Find Your Right Amount

Listen Now:

I want to add perspective to a message that often comes out in self-improvement material that many people take the wrong way. There’s an overwhelming narrative that you need to make the right decisions in every moment of every day. You can never have dessert again because sugar is bad for you. It’s never acceptable to hit the “Snooze” button in the morning. Have a positive mindset so that you see the good in everything that happens to you.

While I believe there’s a lot of truth to what I just shared, it requires one very important lens for it to be right in my book - Your choices need to connect to what you authentically want.

As individuals dedicated to our growth, this often means that our daily choices and behaviors need to be in alignment with the best version of ourselves. But guess what? Maybe the best version of ourselves loves ice cream and is okay with having it under the right circumstances. Maybe it’s okay to hit the “Snooze button” and choose to get more rest in the morning. 

This leads into an important conversation about the idea of “temperance”. We’ve learned for “temperance” to be so extreme that it’s thought of as self-denial or self-rejection.
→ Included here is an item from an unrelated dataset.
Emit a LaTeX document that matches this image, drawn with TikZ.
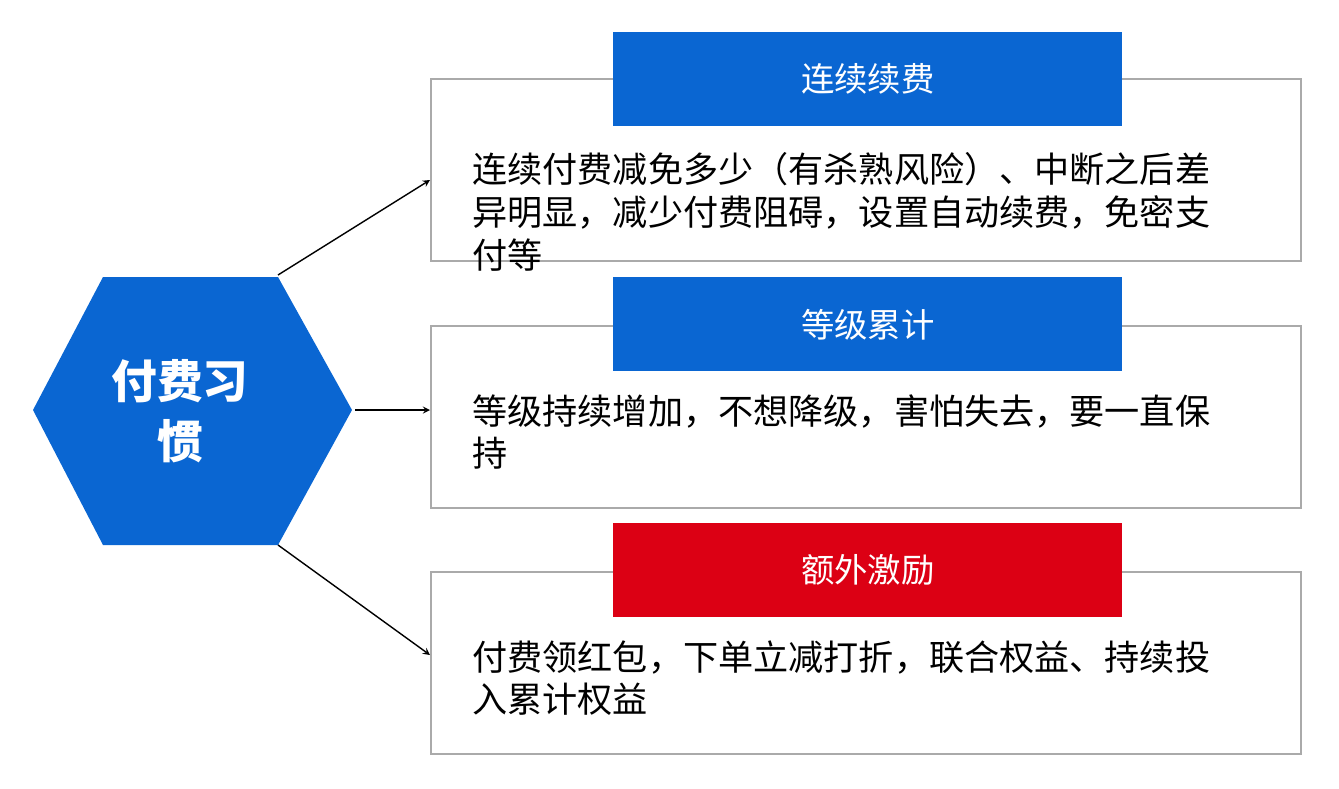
\documentclass[tikz,border=0pt]{standalone}
\usepackage{fontspec}
\setmainfont{Noto Sans CJK SC}
\usetikzlibrary{positioning}
\definecolor{hexblue}{RGB}{10,102,210}
\definecolor{headred}{RGB}{220,0,20}
\definecolor{boxgray}{RGB}{170,170,170}
\tikzstyle{panel} = [draw=boxgray, line width=1pt, minimum width=17.4cm, minimum height=3.64cm, anchor=north west]
\tikzstyle{head} = [minimum width=10.18cm, minimum height=1.88cm, text=white, font=\fontsize{19pt}{23pt}\selectfont, anchor=north west]
\tikzstyle{body} = [anchor=north west, align=left, inner sep=0pt, font=\fontsize{20pt}{24.4pt}\selectfont]
\tikzstyle{link} = [->, >=stealth, line width=0.8pt]
\begin{document}
\begin{tikzpicture}[x=0.02cm, y=-0.02cm]
  \useasboundingbox (0,0) rectangle (1339,788);
  % hexagon
  \fill[hexblue] (33,410) -- (103,277) -- (278,277) -- (352,410) -- (278,545) -- (103,545) -- cycle;
  \node[text=white, align=center, font=\bfseries\fontsize{26pt}{34pt}\selectfont] (habit) at (180,411) {付费习\\惯};
  \coordinate (hexne) at (278,275);
  \coordinate (hexe) at (355,410);
  \coordinate (hexse) at (278,545);

  \node[panel] (box1) at (430,78) {};
  \node[panel] (box2) at (430,325) {};
  \node[panel] (box3) at (430,571) {};

  \node[head, fill=hexblue] (head1) at (613,32) {连续续费};
  \node[head, fill=hexblue] (head2) at (613,277) {等级累计};
  \node[head, fill=headred] (head3) at (613,523) {额外激励};

  \node[body] (text1) at (472,152) {连续付费减免多少（有杀熟风险）、中断之后差\\异明显，减少付费阻碍，设置自动续费，免密支\\付等};
  \node[body] (text2) at (472,394) {等级持续增加，不想降级，害怕失去，要一直保\\持};
  \node[body] (text3) at (472,640) {付费领红包，下单立减打折，联合权益、持续投\\入累计权益};

  \draw[link] (hexne) -- (box1.west |- 0,180);
  \draw[link] (hexe) -- (box2.west |- 0,410);
  \draw[link] (hexse) -- (box3.west |- 0,655);
\end{tikzpicture}
\end{document}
But the true definition of it is about having just the right amount.

This is what an intentional life is all about. You have the awareness to know what you want, what the right balance is for you, while maintaining a level of discipline to control yourself when you’re tempted to go outside of that. 

But it’s all unique to you. You need to understand your boundaries, needs and desires. You need to find your own right amount.

Now let me call out one more thing about this. Intentionality can be used as an excuse. You can deceive yourself that it’s okay to eat ice cream this one time, or press “Snooze” this one time, and convince yourself that it's in the name of meeting the needs of your highest self. But that thought process may not actually represent your highest self as it’s biased by the emotional environment of the current moment. 

To account for that, my recommendation is to make these decisions in advance as often as you can. This means that you have an expectation set before you meet that emotional moment and you can use it as a reference point to make the right decision, no matter what your mind might be telling you. It requires discipline, but it helps you find that right amount that you feel really good about, and is unique to you.